A Court majority ruled in June that the tax commissioner did not have the right to take away the Moose Lodge's charitable raffle license.

Starcher wrote that the Moose Lodge "... routinely conducted gambling operations without having a license to do so, in plain violation of state law."

He wrote that when investigators entered, employees dumped tickets into trash cans, grabbed trash bags from cans and hustled them out the back door.

He wrote that an employee said, "The Moose Lodge was going broke and needed the money."

He wrote that the Moose Lodge agreed to an order of the tax commissioner for a payment of $81,018, but the Moose Lodge never paid.

He wrote that according to the majority, the Moose Lodge could ignore the payment because the tax commissioner coerced it.

"This is surprising," he wrote.

He suggested the Court might set aside a plea agreement with a fine or jail time if a prosecutor coerced it.

He wrote, "But then, Moose Lodge members vote; most other law-breakers don't."

He wrote that the majority started with a politically appealing result, "and then fumbled around to make up some reasoning to support that result."

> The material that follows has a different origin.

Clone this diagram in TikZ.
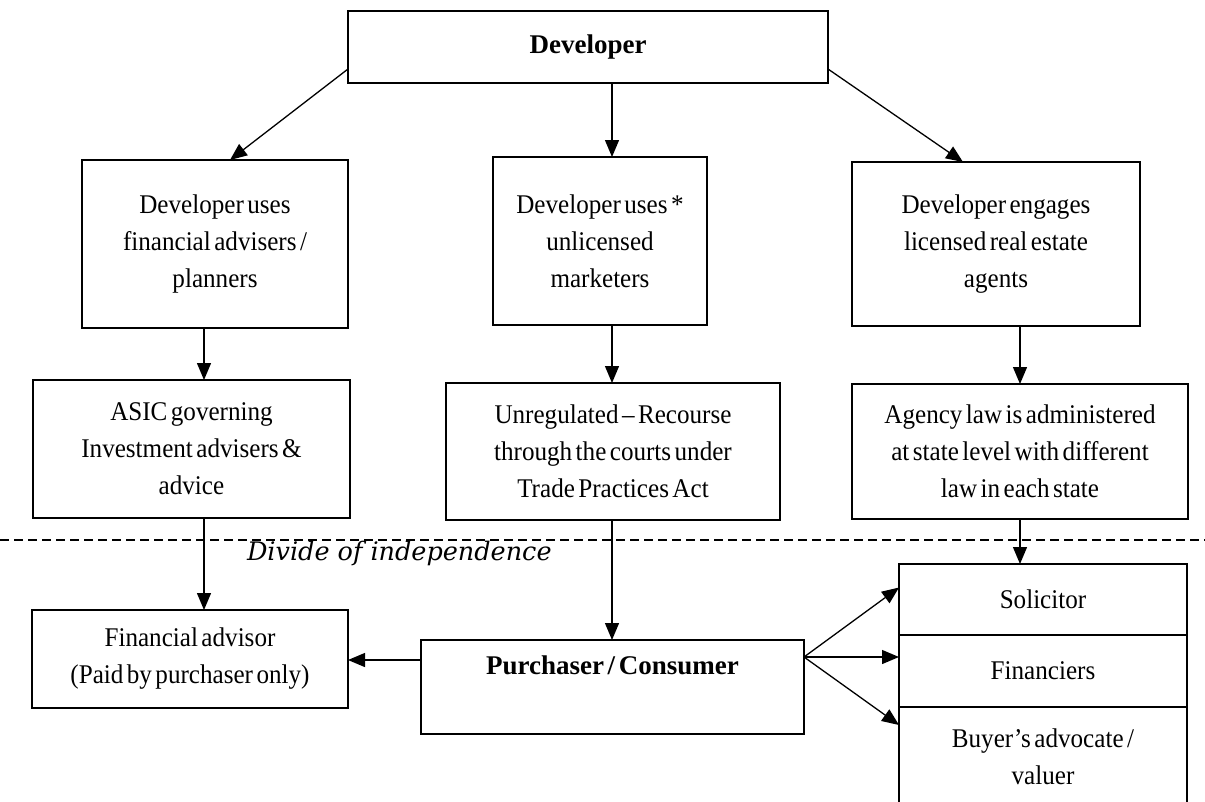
\documentclass[tikz,border=0pt]{standalone}
\usepackage{fontspec}
\setmainfont{Liberation Serif}[FakeStretch=0.93, WordSpace=0.55]
\newfontfamily\headfont{Liberation Serif}[WordSpace=0.55]
\newfontfamily\dividefont{DejaVu Serif}
\usetikzlibrary{arrows.meta,calc}

\begin{document}
\begin{tikzpicture}[x=1pt, y=-1pt,
  every node/.style={inner sep=0pt, outer sep=0pt},
  txt/.style={align=center, font=\fontsize{27}{37}\selectfont},
  box/.style={txt, draw, line width=1.7pt},
  arr/.style={line width=1.3pt, -{Triangle[length=17pt,width=14pt]}},
  divider/.style={line width=1.6pt, dash pattern=on 9pt off 5pt},
]
\clip (0,0) rectangle (1205,801);
\fill[white] (0,0) rectangle (1205,801);

% column guides for the vertical connectors
\coordinate (colL) at (204,0);
\coordinate (colM) at (612,0);
\coordinate (colR) at (1020,0);

% top
\node[box, minimum width=480pt, minimum height=72pt] (dev) at (588,47)
  {{\headfont\bfseries Developer}};

% first row
\node[box, minimum width=266pt, minimum height=168pt] (a1) at (215,244)
  {Developer uses\\financial advisers /\\planners};
\node[box, minimum width=214pt, minimum height=168pt] (a2) at (600,241)
  {Developer uses *\\unlicensed\\marketers};
\node[box, minimum width=288pt, minimum height=164pt] (a3) at (996,244)
  {Developer engages\\licensed real estate\\agents};

% second row
\node[box, minimum width=317pt, minimum height=138pt] (b1) at (191.5,449)
  {ASIC governing\\Investment advisers \&\\advice};
\node[box, minimum width=334pt, minimum height=137pt] (b2) at (613,451.5)
  {Unregulated – Recourse\\through the courts under\\Trade Practices Act};
\node[box, minimum width=336pt, minimum height=135pt] (b3) at (1020,451.5)
  {Agency law is administered\\at state level with different\\law in each state};

% divide line
\coordinate (divL) at (0,540);
\coordinate (divR) at (1205,540);
\draw[divider] (divL) -- (divR);
\node[anchor=base west, font=\dividefont\itshape\fontsize{25.5}{30}\selectfont] (divtext) at (247,560)
  {Divide of independence};

% bottom row
\node[box, minimum width=316pt, minimum height=98pt] (fa) at (190,659)
  {Financial advisor\\(Paid by purchaser only)};
\node[box, minimum width=383pt, minimum height=94pt] (pc) at (612.5,687) {};
\node[txt] (pctext) at ($(pc.north)+(0,25)$) {{\headfont\bfseries Purchaser / Consumer}};

\node[box, minimum width=288pt, minimum height=71pt] (s1) at (1043,599.5) {Solicitor};
\node[box, minimum width=288pt, minimum height=72pt] (s2) at (1043,671) {Financiers};
\node[box, minimum width=288pt, minimum height=100pt] (s3) at (1043,757)
  {Buyer’s advocate /\\valuer};

% connectors from the developer
\draw[arr] ($(dev.south west)+(0,-14)$) -- ($(a1.north)+(15,0)$);
\draw[arr] (dev.south -| colM) -- (a2.north -| colM);
\draw[arr] ($(dev.south east)+(0,-14)$) -- ($(a3.north)+(-33,0)$);

% vertical chains
\draw[arr] (a1.south -| colL) -- (b1.north -| colL);
\draw[arr] (b1.south -| colL) -- (fa.north -| colL);
\draw[arr] (a2.south -| colM) -- (b2.north -| colM);
\draw[arr] (b2.south -| colM) -- (pc.north -| colM);
\draw[arr] (a3.south -| colR) -- (b3.north -| colR);
\draw[arr] (b3.south -| colR) -- (s1.north -| colR);

% purchaser connectors
\coordinate (pcl) at ($(pc.west)+(0,-27)$);
\draw[arr] (pcl) -- (pcl -| fa.east);
\coordinate (pcr) at ($(pc.east)+(0,-30)$);
\draw[arr] (pcr) -- ($(s1.west)+(0,-12)$);
\draw[arr] (pcr) -- ($(s2.west)+(0,-14)$);
\draw[arr] (pcr) -- ($(s3.west)+(0,-32)$);
\end{tikzpicture}
\end{document}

Starcher also wrote a short dissent from a Court decision that Eastern Associated Coal did not treat employee Reggie Lee Philyaw in a reprehensible and outrageous fashion.

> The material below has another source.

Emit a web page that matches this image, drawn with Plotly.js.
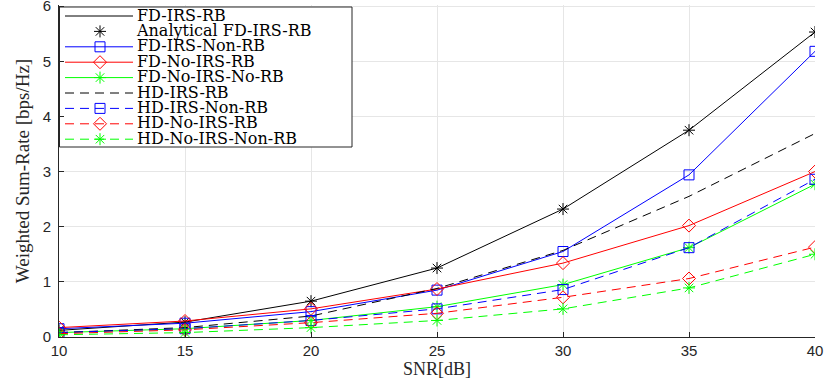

Starcher wrote that Eastern expected Philyaw to keep dust data within legal limits or lose his job.

He wrote that, "... according to Philyaw's evidence, Philyaw was directed to skew the reported data ..."

He wrote, "Is demanding that an employee improperly subject his fellow employees to unsafe conditions outrageous and intolerable? I submit that this is at least a jury question."

Albright joined in the Philyaw dissent.